▶ _Goal of the exercise_
Retype the opening lines of the data exactly, stopping after the line that contains "import plotly.graph_objects as go". Skip every picture.
_ _ _ _ _ _ _
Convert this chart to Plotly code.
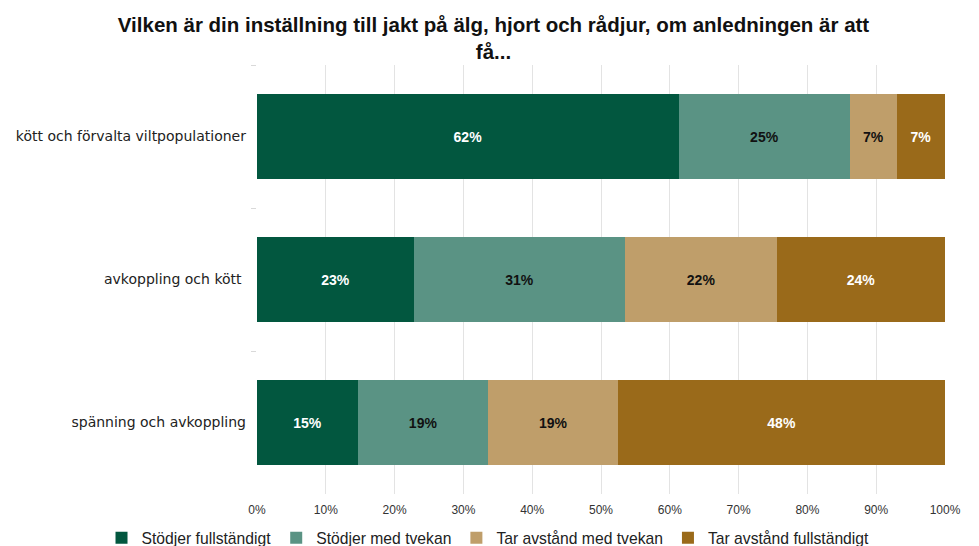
import plotly.graph_objects as go

categories = ["kött och förvalta viltpopulationer", "avkoppling och kött ", "spänning och avkoppling"]
series_names = ["Stödjer fullständigt", "Stödjer med tvekan", "Tar avstånd med tvekan", "Tar avstånd fullständigt"]
stod_full = [61.3, 22.8, 14.7]
stod_tvek = [24.9, 30.7, 18.9]
avst_tvek = [6.8, 22.1, 18.9]
avst_full = [7.0, 24.4, 47.5]
label_full = ["62%", "23%", "15%"]
label_stod_tvek = ["25%", "31%", "19%"]
label_avst_tvek = ["7%", "22%", "19%"]
label_avst_full = ["7%", "24%", "48%"]
tick_vals = [0, 10, 20, 30, 40, 50, 60, 70, 80, 90, 100]
tick_text = ["0%", "10%", "20%", "30%", "40%", "50%", "60%", "70%", "80%", "90%", "100%"]

colors = ["#02573F", "#5A9384", "#BF9E6A", "#9A6A1A"]
text_colors = ["white", "#111111", "#111111", "white"]
values = [stod_full, stod_tvek, avst_tvek, avst_full]
labels = [label_full, label_stod_tvek, label_avst_tvek, label_avst_full]

fig = go.Figure()
for name, vals, lab, c, tc in zip(series_names, values, labels, colors, text_colors):
    fig.add_trace(go.Bar(
        y=categories, x=vals, name=name, orientation="h",
        marker=dict(color=c, line=dict(width=0)),
        text=lab, textposition="inside", insidetextanchor="middle",
        textfont=dict(color=tc, size=14, family="Liberation Sans, Arial, sans-serif"),
        texttemplate="<b>%{text}</b>",
        constraintext="none",
    ))

# the page body adds an 8 px offset, so the figure is 8 px smaller than the window
fig.update_layout(
    barmode="stack",
    bargap=0.41,
    width=971, height=538,
    paper_bgcolor="white", plot_bgcolor="white",
    margin=dict(l=249, r=34, t=57, b=52, autoexpand=False),
    title=dict(
        text="<b>Vilken är din inställning till jakt på älg, hjort och rådjur, om anledningen är att<br>få...</b>",
        x=0.5, xanchor="center", y=0.955, yanchor="top",
        font=dict(family="Liberation Sans, Arial, sans-serif", size=20.5, color="#111111"),
    ),
    legend=dict(
        orientation="h",
        x=-0.226, xanchor="left", y=-0.1026, yanchor="middle",
        font=dict(family="Liberation Sans, Arial, sans-serif", size=15.7, color="#222222"),
        itemwidth=30, traceorder="normal",
        bgcolor="rgba(0,0,0,0)",
    ),
    showlegend=True,
)
fig.update_xaxes(
    range=[0, 100], tickvals=tick_vals, ticktext=tick_text,
    showgrid=True, gridcolor="#E3E3E3", gridwidth=1,
    zeroline=False, showline=False, automargin=False,
    tickfont=dict(family="Liberation Sans, Arial, sans-serif", size=12, color="#333333"),
    ticks="", ticklabelstandoff=7,
)
fig.update_yaxes(
    autorange="reversed", automargin=False,
    showgrid=False, showline=False,
    ticks="outside", tickson="boundaries", ticklen=5, tickcolor="#D9D9D9",
    tickfont=dict(family="DejaVu Sans, sans-serif", size=14, color="#222222"),
    ticklabelstandoff=10,
)

fig.write_html("out.html")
_ _ _ _ _ _ _
▶ _Full answer_
Convert this chart to Plotly code.
import plotly.graph_objects as go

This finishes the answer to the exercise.